## START

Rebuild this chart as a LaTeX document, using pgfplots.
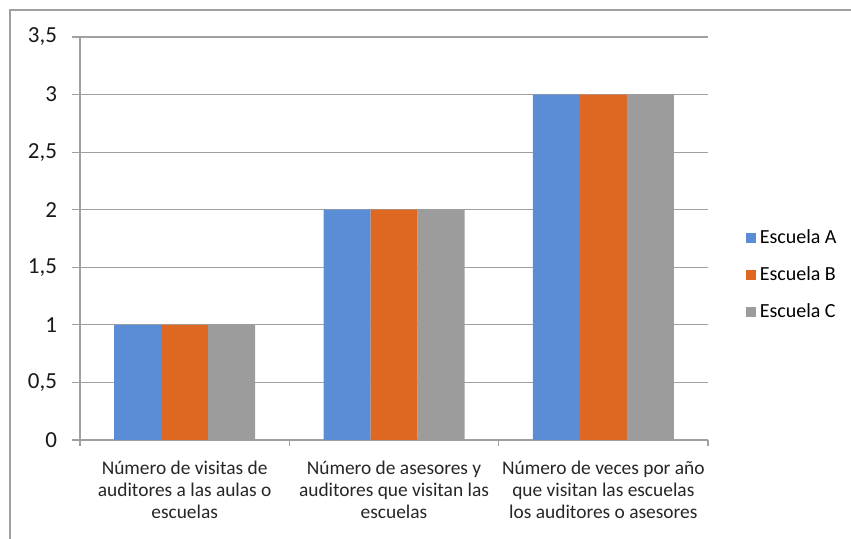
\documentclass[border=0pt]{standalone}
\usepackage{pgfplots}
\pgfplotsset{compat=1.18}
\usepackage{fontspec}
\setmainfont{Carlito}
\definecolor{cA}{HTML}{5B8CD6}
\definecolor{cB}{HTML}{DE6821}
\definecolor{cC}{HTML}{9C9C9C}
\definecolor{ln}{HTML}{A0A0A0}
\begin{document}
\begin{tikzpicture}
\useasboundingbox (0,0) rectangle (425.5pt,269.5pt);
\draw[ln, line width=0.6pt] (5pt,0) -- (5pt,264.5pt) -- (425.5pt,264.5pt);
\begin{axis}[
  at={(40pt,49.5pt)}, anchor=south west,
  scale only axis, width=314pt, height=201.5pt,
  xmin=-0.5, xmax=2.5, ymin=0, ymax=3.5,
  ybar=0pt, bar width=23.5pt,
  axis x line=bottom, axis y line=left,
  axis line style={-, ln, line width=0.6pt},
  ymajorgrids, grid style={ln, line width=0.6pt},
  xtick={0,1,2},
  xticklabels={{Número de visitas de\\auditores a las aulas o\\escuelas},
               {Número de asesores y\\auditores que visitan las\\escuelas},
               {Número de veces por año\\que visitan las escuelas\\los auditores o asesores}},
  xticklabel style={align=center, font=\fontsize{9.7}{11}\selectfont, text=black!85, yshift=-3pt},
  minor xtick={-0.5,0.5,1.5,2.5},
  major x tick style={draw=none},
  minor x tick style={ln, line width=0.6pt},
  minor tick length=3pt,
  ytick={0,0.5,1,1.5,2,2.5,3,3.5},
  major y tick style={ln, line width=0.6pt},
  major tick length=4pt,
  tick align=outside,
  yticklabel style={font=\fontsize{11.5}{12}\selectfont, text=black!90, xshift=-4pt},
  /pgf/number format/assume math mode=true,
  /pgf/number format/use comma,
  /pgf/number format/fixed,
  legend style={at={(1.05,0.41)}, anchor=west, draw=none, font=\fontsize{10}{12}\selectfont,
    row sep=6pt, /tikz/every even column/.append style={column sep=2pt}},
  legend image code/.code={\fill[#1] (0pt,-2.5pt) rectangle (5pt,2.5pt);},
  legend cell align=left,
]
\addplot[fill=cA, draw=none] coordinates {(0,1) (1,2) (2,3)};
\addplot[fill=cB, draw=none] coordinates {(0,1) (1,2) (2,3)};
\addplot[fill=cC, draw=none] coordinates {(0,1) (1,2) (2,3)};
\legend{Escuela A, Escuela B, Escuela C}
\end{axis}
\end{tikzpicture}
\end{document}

## END

Challenge -
Reproduce the listing word for word and omit its pictures.

Task response -
Rebuild this chart as a LaTeX document, using pgfplots.
\documentclass[border=0pt]{standalone}
\usepackage{pgfplots}
\pgfplotsset{compat=1.18}
\usepackage{fontspec}
\setmainfont{Carlito}
\definecolor{cA}{HTML}{5B8CD6}
\definecolor{cB}{HTML}{DE6821}
\definecolor{cC}{HTML}{9C9C9C}
\definecolor{ln}{HTML}{A0A0A0}
\begin{document}
\begin{tikzpicture}
\useasboundingbox (0,0) rectangle (425.5pt,269.5pt);
\draw[ln, line width=0.6pt] (5pt,0) -- (5pt,264.5pt) -- (425.5pt,264.5pt);
\begin{axis}[
  at={(40pt,49.5pt)}, anchor=south west,
  scale only axis, width=314pt, height=201.5pt,
  xmin=-0.5, xmax=2.5, ymin=0, ymax=3.5,
  ybar=0pt, bar width=23.5pt,
  axis x line=bottom, axis y line=left,
  axis line style={-, ln, line width=0.6pt},
  ymajorgrids, grid style={ln, line width=0.6pt},
  xtick={0,1,2},
  xticklabels={{Número de visitas de\\auditores a las aulas o\\escuelas},
               {Número de asesores y\\auditores que visitan las\\escuelas},
               {Número de veces por año\\que visitan las escuelas\\los auditores o asesores}},
  xticklabel style={align=center, font=\fontsize{9.7}{11}\selectfont, text=black!85, yshift=-3pt},
  minor xtick={-0.5,0.5,1.5,2.5},
  major x tick style={draw=none},
  minor x tick style={ln, line width=0.6pt},
  minor tick length=3pt,
  ytick={0,0.5,1,1.5,2,2.5,3,3.5},
  major y tick style={ln, line width=0.6pt},
  major tick length=4pt,
  tick align=outside,
  yticklabel style={font=\fontsize{11.5}{12}\selectfont, text=black!90, xshift=-4pt},
  /pgf/number format/assume math mode=true,
  /pgf/number format/use comma,
  /pgf/number format/fixed,
  legend style={at={(1.05,0.41)}, anchor=west, draw=none, font=\fontsize{10}{12}\selectfont,
    row sep=6pt, /tikz/every even column/.append style={column sep=2pt}},
  legend image code/.code={\fill[#1] (0pt,-2.5pt) rectangle (5pt,2.5pt);},
  legend cell align=left,
]
\addplot[fill=cA, draw=none] coordinates {(0,1) (1,2) (2,3)};
\addplot[fill=cB, draw=none] coordinates {(0,1) (1,2) (2,3)};
\addplot[fill=cC, draw=none] coordinates {(0,1) (1,2) (2,3)};
\legend{Escuela A, Escuela B, Escuela C}
\end{axis}
\end{tikzpicture}
\end{document}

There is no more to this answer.